* START *
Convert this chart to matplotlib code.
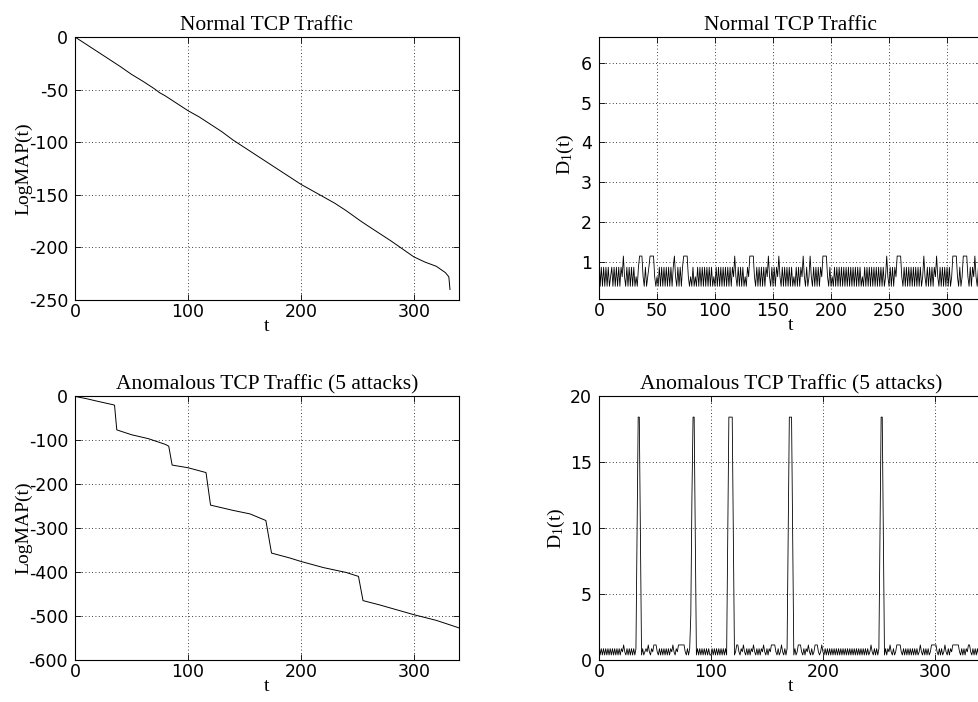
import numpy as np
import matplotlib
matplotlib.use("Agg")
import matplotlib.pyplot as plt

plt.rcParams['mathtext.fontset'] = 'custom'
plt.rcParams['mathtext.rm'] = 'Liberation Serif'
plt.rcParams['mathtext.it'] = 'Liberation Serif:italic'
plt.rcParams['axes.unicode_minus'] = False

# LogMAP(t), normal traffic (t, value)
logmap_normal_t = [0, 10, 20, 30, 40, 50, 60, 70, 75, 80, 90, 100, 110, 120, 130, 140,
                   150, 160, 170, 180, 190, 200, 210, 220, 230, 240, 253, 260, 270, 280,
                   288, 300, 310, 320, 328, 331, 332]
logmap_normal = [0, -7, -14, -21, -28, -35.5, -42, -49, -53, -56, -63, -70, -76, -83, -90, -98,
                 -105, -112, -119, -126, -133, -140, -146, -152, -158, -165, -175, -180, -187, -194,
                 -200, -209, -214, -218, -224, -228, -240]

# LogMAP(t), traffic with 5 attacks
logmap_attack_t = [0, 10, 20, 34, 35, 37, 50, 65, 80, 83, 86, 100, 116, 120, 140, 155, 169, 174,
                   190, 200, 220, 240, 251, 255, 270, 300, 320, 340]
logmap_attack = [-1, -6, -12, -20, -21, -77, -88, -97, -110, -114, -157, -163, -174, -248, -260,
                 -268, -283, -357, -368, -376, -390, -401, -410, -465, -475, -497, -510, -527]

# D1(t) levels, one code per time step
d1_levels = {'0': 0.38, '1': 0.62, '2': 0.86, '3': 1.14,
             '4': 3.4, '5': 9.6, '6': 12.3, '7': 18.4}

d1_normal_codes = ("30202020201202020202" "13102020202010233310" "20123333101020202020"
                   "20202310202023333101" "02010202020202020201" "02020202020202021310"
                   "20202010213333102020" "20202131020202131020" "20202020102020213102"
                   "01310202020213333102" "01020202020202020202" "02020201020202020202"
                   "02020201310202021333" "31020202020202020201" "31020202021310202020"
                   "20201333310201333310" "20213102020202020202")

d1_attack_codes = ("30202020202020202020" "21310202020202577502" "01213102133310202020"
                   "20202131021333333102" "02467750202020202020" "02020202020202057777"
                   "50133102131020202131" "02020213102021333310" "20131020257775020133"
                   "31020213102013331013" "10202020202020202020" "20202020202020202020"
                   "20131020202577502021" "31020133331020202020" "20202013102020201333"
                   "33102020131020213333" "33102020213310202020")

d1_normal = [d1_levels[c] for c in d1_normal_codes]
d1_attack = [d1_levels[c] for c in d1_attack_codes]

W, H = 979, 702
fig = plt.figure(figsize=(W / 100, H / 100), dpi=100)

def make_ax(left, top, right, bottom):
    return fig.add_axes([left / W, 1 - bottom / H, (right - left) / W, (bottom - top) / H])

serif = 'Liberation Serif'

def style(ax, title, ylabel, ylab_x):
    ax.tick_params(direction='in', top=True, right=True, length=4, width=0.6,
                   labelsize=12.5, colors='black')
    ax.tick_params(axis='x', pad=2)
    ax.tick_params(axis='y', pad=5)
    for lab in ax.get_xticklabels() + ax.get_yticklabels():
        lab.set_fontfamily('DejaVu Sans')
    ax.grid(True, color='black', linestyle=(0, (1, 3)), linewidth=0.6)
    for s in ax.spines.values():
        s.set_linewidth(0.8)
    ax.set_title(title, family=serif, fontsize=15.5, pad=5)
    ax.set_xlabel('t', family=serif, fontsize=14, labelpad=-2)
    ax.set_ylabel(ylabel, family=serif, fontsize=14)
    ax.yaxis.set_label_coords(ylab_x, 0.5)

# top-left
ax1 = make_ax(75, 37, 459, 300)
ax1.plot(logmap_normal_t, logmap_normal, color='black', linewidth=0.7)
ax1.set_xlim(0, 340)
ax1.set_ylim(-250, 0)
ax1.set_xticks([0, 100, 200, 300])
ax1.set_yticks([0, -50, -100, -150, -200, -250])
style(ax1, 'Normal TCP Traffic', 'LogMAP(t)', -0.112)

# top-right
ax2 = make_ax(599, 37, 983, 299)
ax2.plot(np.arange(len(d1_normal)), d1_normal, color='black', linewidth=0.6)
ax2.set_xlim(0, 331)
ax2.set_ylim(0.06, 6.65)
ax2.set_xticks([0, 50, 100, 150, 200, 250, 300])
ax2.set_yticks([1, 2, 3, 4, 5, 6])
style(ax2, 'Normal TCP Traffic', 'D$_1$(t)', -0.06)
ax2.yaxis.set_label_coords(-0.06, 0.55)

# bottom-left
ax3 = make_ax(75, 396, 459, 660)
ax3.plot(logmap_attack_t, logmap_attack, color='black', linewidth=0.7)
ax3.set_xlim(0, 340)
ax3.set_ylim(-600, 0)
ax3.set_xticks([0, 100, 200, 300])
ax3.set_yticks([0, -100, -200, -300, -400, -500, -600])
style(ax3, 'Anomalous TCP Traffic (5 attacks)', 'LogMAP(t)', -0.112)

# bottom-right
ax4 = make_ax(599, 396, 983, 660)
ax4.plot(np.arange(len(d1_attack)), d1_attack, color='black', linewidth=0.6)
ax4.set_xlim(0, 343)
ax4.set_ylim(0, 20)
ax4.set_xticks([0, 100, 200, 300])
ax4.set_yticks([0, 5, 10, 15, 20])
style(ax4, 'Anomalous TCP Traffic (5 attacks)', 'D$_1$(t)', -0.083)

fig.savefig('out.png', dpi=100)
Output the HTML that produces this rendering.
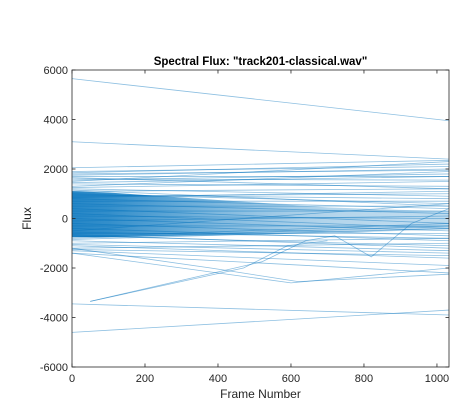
* END *
● **Directive**: From the listing above, print every entry precisely and drop the pictures.

● **Result of this exercise**:
Convert this chart to matplotlib code.
import numpy as np
import matplotlib
matplotlib.use("Agg")
import matplotlib.pyplot as plt

plt.rcParams['mathtext.fontset'] = 'custom'
plt.rcParams['mathtext.rm'] = 'Liberation Serif'
plt.rcParams['mathtext.it'] = 'Liberation Serif:italic'
plt.rcParams['axes.unicode_minus'] = False

# LogMAP(t), normal traffic (t, value)
logmap_normal_t = [0, 10, 20, 30, 40, 50, 60, 70, 75, 80, 90, 100, 110, 120, 130, 140,
                   150, 160, 170, 180, 190, 200, 210, 220, 230, 240, 253, 260, 270, 280,
                   288, 300, 310, 320, 328, 331, 332]
logmap_normal = [0, -7, -14, -21, -28, -35.5, -42, -49, -53, -56, -63, -70, -76, -83, -90, -98,
                 -105, -112, -119, -126, -133, -140, -146, -152, -158, -165, -175, -180, -187, -194,
                 -200, -209, -214, -218, -224, -228, -240]

# LogMAP(t), traffic with 5 attacks
logmap_attack_t = [0, 10, 20, 34, 35, 37, 50, 65, 80, 83, 86, 100, 116, 120, 140, 155, 169, 174,
                   190, 200, 220, 240, 251, 255, 270, 300, 320, 340]
logmap_attack = [-1, -6, -12, -20, -21, -77, -88, -97, -110, -114, -157, -163, -174, -248, -260,
                 -268, -283, -357, -368, -376, -390, -401, -410, -465, -475, -497, -510, -527]

# D1(t) levels, one code per time step
d1_levels = {'0': 0.38, '1': 0.62, '2': 0.86, '3': 1.14,
             '4': 3.4, '5': 9.6, '6': 12.3, '7': 18.4}

d1_normal_codes = ("30202020201202020202" "13102020202010233310" "20123333101020202020"
                   "20202310202023333101" "02010202020202020201" "02020202020202021310"
                   "20202010213333102020" "20202131020202131020" "20202020102020213102"
                   "01310202020213333102" "01020202020202020202" "02020201020202020202"
                   "02020201310202021333" "31020202020202020201" "31020202021310202020"
                   "20201333310201333310" "20213102020202020202")

d1_attack_codes = ("30202020202020202020" "21310202020202577502" "01213102133310202020"
                   "20202131021333333102" "02467750202020202020" "02020202020202057777"
                   "50133102131020202131" "02020213102021333310" "20131020257775020133"
                   "31020213102013331013" "10202020202020202020" "20202020202020202020"
                   "20131020202577502021" "31020133331020202020" "20202013102020201333"
                   "33102020131020213333" "33102020213310202020")

d1_normal = [d1_levels[c] for c in d1_normal_codes]
d1_attack = [d1_levels[c] for c in d1_attack_codes]

W, H = 979, 702
fig = plt.figure(figsize=(W / 100, H / 100), dpi=100)

def make_ax(left, top, right, bottom):
    return fig.add_axes([left / W, 1 - bottom / H, (right - left) / W, (bottom - top) / H])

serif = 'Liberation Serif'

def style(ax, title, ylabel, ylab_x):
    ax.tick_params(direction='in', top=True, right=True, length=4, width=0.6,
                   labelsize=12.5, colors='black')
    ax.tick_params(axis='x', pad=2)
    ax.tick_params(axis='y', pad=5)
    for lab in ax.get_xticklabels() + ax.get_yticklabels():
        lab.set_fontfamily('DejaVu Sans')
    ax.grid(True, color='black', linestyle=(0, (1, 3)), linewidth=0.6)
    for s in ax.spines.values():
        s.set_linewidth(0.8)
    ax.set_title(title, family=serif, fontsize=15.5, pad=5)
    ax.set_xlabel('t', family=serif, fontsize=14, labelpad=-2)
    ax.set_ylabel(ylabel, family=serif, fontsize=14)
    ax.yaxis.set_label_coords(ylab_x, 0.5)

# top-left
ax1 = make_ax(75, 37, 459, 300)
ax1.plot(logmap_normal_t, logmap_normal, color='black', linewidth=0.7)
ax1.set_xlim(0, 340)
ax1.set_ylim(-250, 0)
ax1.set_xticks([0, 100, 200, 300])
ax1.set_yticks([0, -50, -100, -150, -200, -250])
style(ax1, 'Normal TCP Traffic', 'LogMAP(t)', -0.112)

# top-right
ax2 = make_ax(599, 37, 983, 299)
ax2.plot(np.arange(len(d1_normal)), d1_normal, color='black', linewidth=0.6)
ax2.set_xlim(0, 331)
ax2.set_ylim(0.06, 6.65)
ax2.set_xticks([0, 50, 100, 150, 200, 250, 300])
ax2.set_yticks([1, 2, 3, 4, 5, 6])
style(ax2, 'Normal TCP Traffic', 'D$_1$(t)', -0.06)
ax2.yaxis.set_label_coords(-0.06, 0.55)

# bottom-left
ax3 = make_ax(75, 396, 459, 660)
ax3.plot(logmap_attack_t, logmap_attack, color='black', linewidth=0.7)
ax3.set_xlim(0, 340)
ax3.set_ylim(-600, 0)
ax3.set_xticks([0, 100, 200, 300])
ax3.set_yticks([0, -100, -200, -300, -400, -500, -600])
style(ax3, 'Anomalous TCP Traffic (5 attacks)', 'LogMAP(t)', -0.112)

# bottom-right
ax4 = make_ax(599, 396, 983, 660)
ax4.plot(np.arange(len(d1_attack)), d1_attack, color='black', linewidth=0.6)
ax4.set_xlim(0, 343)
ax4.set_ylim(0, 20)
ax4.set_xticks([0, 100, 200, 300])
ax4.set_yticks([0, 5, 10, 15, 20])
style(ax4, 'Anomalous TCP Traffic (5 attacks)', 'D$_1$(t)', -0.083)

fig.savefig('out.png', dpi=100)
Output the HTML that produces this rendering.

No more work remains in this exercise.